Input records
╭──

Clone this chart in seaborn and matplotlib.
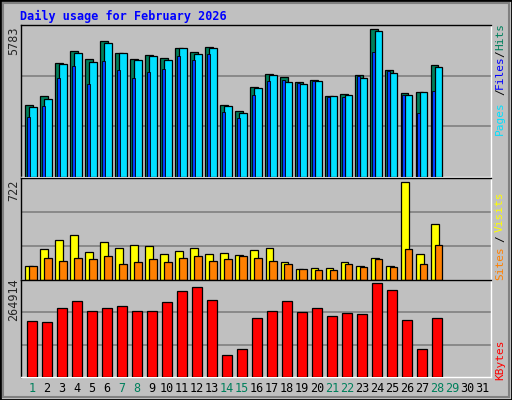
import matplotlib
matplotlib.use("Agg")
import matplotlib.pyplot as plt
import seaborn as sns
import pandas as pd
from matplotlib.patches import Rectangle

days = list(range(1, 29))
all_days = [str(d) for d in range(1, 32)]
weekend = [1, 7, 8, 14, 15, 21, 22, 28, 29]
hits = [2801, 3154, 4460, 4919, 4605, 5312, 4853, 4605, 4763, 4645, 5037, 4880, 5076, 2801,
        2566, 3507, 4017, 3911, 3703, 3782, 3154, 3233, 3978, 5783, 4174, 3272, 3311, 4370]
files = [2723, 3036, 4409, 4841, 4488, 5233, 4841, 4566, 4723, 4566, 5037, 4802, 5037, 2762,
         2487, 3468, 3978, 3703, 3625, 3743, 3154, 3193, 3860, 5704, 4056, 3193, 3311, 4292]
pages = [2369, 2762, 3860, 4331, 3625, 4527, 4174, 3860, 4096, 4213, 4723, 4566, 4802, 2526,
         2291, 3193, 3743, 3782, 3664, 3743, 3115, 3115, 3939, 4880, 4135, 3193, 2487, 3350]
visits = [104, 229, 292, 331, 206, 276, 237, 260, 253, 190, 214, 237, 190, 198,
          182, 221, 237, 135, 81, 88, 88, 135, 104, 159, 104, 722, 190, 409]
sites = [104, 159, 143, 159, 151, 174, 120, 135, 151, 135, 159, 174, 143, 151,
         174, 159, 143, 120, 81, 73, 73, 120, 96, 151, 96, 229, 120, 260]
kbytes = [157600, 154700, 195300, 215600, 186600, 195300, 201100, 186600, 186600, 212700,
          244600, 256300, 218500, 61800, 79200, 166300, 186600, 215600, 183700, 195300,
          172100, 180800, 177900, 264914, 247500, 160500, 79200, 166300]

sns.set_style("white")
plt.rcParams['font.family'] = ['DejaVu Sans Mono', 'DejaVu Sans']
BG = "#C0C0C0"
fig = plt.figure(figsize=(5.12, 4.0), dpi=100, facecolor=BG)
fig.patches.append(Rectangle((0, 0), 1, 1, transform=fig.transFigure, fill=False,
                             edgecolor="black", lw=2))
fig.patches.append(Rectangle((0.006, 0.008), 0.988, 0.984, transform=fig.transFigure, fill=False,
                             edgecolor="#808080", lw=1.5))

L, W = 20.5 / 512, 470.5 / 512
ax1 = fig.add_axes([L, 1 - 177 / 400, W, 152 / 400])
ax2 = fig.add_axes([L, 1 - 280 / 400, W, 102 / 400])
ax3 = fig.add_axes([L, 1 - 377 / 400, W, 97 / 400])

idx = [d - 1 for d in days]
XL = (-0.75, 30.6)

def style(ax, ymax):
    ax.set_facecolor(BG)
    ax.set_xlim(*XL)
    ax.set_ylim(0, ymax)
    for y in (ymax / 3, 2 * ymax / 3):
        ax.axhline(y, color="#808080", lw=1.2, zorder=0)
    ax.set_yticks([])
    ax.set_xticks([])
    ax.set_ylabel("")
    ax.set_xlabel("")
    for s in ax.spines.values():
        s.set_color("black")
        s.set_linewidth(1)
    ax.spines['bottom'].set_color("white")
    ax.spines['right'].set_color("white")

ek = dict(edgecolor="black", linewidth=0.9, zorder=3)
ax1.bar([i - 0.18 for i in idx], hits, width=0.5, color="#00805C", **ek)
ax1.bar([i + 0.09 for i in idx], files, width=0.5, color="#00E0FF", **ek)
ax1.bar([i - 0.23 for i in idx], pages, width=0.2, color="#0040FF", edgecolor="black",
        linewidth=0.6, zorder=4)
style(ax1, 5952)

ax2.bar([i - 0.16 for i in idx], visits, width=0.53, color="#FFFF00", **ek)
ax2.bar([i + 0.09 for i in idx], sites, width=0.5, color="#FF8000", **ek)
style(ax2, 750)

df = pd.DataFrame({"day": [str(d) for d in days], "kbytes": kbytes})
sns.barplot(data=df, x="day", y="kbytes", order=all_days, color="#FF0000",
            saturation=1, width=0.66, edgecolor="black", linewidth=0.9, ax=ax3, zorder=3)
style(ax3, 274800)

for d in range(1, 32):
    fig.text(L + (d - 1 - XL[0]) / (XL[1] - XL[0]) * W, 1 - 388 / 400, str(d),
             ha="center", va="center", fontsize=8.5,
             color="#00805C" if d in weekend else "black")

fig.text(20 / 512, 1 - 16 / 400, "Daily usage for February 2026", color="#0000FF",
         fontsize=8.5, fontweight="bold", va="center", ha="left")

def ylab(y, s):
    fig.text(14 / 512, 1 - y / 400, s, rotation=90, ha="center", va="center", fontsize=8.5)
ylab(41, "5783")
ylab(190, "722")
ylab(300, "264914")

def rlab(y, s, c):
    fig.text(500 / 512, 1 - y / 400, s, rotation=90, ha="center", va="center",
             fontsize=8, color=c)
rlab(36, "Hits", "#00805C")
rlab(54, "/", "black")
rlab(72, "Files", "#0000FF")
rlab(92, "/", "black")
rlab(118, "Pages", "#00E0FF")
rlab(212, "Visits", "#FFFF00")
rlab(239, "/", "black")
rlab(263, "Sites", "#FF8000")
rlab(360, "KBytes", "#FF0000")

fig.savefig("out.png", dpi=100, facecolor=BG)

╰──
╭──

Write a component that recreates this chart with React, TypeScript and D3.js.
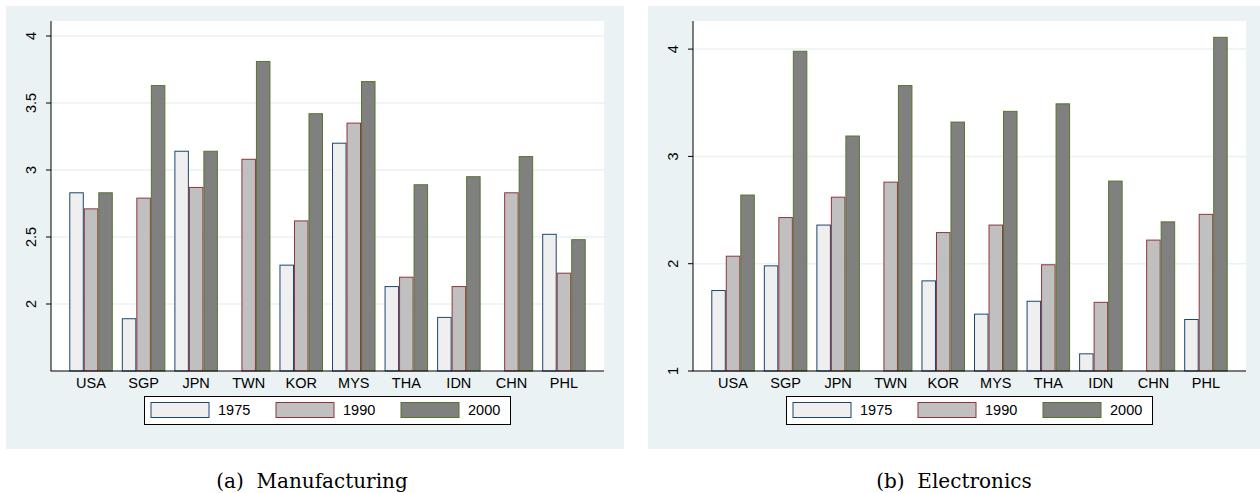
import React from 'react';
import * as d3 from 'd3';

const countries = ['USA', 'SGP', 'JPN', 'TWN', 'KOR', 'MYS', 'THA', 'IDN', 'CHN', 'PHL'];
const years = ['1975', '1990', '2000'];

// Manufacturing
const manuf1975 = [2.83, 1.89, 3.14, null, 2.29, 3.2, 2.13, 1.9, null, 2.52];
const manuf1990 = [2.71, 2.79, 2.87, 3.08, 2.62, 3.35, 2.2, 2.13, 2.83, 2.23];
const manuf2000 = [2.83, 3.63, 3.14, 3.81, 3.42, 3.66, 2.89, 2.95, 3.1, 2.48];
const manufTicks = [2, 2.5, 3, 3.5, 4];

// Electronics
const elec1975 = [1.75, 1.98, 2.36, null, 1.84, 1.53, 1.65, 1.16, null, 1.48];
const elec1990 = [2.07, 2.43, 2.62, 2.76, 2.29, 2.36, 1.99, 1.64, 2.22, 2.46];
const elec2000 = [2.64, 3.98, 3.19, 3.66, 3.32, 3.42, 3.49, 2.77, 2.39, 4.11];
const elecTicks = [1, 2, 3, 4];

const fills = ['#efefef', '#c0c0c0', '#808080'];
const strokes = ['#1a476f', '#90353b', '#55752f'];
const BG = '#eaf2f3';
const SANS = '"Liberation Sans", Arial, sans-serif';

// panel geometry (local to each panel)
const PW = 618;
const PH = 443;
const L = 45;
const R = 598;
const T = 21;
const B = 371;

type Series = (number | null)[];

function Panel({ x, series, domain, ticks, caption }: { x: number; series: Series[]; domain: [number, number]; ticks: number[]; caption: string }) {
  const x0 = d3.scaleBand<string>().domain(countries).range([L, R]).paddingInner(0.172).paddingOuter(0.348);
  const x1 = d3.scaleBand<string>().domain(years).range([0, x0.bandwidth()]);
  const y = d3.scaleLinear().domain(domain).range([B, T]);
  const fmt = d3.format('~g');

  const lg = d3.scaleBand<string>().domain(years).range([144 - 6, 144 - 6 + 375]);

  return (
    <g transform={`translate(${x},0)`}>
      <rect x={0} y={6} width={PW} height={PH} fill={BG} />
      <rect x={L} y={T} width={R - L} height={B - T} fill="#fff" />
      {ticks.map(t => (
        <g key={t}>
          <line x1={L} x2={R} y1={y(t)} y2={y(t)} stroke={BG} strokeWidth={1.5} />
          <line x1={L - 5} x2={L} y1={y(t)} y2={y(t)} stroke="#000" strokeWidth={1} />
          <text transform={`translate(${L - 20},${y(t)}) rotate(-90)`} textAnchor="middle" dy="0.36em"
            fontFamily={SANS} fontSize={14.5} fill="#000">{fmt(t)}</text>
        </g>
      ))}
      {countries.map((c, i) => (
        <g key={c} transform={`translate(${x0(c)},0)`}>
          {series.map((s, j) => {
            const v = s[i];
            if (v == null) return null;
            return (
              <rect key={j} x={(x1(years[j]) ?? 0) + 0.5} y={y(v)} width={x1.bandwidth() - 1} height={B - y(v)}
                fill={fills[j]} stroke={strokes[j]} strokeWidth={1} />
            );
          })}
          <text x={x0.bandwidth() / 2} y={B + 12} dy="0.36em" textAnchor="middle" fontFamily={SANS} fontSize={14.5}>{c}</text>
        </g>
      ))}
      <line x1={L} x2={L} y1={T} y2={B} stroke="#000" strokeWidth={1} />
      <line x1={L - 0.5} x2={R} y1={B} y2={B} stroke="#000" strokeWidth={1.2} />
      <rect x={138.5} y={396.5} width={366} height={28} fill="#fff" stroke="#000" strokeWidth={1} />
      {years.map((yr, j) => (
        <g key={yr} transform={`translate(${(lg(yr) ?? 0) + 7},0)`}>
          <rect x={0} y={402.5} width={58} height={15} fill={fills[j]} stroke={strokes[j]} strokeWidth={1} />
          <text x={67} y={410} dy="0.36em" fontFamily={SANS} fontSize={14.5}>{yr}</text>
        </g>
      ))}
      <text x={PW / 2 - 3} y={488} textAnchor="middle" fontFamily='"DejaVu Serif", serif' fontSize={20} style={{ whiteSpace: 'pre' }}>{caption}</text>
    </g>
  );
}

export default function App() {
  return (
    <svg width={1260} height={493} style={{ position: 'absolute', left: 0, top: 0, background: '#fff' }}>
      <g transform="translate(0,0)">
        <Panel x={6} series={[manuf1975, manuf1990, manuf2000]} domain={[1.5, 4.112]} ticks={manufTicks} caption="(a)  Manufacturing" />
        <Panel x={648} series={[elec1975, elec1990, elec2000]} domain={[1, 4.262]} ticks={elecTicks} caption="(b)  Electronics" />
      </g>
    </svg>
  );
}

╰──
╭──

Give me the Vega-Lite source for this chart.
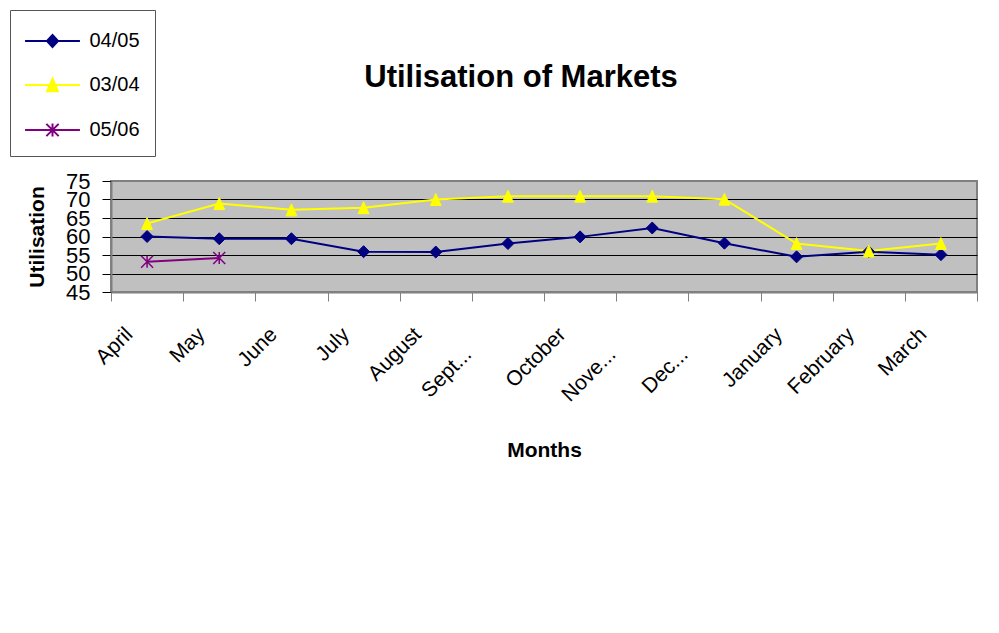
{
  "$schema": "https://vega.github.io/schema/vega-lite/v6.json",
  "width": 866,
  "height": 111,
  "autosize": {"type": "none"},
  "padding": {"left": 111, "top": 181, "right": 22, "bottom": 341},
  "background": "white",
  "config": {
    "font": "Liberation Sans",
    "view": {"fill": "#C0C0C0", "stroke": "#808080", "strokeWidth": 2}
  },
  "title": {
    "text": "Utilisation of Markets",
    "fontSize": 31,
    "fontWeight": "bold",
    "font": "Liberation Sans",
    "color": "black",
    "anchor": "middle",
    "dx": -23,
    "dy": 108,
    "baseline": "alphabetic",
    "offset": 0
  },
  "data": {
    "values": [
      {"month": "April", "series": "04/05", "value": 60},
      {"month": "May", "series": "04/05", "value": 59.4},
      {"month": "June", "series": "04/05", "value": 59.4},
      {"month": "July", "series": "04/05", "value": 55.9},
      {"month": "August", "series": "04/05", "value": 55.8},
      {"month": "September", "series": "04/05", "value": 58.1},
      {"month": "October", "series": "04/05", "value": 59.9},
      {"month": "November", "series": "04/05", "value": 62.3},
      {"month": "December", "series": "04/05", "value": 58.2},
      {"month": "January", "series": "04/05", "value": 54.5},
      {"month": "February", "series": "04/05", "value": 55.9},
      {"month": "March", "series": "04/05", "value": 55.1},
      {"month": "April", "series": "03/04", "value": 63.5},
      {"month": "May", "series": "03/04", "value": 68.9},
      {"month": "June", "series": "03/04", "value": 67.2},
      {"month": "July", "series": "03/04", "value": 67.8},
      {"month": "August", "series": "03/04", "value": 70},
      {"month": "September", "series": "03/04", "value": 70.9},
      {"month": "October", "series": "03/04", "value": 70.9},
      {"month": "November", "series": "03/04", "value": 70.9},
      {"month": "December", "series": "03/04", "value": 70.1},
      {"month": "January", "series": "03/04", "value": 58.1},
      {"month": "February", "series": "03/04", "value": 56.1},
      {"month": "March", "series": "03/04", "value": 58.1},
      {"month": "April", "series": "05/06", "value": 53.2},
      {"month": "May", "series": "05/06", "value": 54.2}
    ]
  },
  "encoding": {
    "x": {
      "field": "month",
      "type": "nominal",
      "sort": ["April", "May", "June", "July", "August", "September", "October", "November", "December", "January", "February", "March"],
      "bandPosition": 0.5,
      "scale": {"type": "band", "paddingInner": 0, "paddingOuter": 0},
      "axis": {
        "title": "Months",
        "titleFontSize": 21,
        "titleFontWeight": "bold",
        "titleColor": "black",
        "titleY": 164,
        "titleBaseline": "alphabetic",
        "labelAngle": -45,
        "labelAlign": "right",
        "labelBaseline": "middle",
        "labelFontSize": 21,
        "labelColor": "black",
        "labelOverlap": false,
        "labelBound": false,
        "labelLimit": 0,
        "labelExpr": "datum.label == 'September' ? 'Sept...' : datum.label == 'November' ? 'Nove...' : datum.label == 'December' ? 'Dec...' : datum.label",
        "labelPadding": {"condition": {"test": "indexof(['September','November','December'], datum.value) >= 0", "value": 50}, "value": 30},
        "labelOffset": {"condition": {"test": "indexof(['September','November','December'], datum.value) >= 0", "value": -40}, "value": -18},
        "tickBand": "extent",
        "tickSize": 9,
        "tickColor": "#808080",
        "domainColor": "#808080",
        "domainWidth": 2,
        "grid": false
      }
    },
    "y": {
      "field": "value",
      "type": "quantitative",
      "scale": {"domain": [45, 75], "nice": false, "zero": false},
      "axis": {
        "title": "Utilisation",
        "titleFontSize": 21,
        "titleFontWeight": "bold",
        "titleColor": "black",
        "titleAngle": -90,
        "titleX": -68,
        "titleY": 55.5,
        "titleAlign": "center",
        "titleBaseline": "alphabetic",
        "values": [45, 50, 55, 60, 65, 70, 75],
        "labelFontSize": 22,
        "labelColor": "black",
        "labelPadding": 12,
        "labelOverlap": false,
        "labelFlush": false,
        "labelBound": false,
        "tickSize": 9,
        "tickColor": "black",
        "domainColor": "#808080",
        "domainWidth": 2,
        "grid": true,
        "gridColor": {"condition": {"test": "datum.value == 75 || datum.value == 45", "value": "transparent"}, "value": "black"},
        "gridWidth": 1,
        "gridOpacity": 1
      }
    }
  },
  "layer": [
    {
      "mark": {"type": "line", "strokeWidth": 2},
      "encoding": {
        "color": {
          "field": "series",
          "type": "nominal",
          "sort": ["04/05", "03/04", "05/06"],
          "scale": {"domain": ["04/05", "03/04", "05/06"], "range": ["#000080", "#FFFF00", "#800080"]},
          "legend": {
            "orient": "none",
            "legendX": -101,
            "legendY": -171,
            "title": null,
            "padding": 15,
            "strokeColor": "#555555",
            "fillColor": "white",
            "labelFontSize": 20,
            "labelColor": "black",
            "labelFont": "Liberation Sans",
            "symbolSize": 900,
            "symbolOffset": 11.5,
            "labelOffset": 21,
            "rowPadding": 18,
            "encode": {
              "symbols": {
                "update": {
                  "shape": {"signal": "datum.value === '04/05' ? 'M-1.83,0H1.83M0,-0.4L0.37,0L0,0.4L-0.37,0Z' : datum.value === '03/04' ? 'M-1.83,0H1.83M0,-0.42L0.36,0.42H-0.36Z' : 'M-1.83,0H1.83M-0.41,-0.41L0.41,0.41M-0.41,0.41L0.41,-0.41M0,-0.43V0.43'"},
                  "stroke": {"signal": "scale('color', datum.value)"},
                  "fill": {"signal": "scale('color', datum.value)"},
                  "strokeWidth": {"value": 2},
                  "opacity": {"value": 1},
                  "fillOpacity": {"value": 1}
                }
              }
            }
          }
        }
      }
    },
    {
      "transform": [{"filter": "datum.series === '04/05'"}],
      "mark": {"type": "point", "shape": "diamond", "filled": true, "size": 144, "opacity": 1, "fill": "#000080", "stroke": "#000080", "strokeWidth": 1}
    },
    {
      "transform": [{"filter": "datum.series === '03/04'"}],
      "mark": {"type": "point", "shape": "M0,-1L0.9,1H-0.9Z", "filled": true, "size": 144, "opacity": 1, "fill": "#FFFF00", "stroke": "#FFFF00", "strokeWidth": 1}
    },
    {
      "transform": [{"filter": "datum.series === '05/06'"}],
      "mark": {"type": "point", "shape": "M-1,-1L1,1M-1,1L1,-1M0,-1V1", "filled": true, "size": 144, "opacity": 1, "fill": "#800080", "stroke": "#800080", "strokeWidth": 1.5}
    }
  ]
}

╰──

Reproduce, starting at the line containing "Clone this chart in seaborn and matplotlib." and stopping after the line containing "from matplotlib.patches import Rectangle", each of those lines exactly and no others; leave pictures out.

Output for this task
Clone this chart in seaborn and matplotlib.
import matplotlib
matplotlib.use("Agg")
import matplotlib.pyplot as plt
import seaborn as sns
import pandas as pd
from matplotlib.patches import Rectangle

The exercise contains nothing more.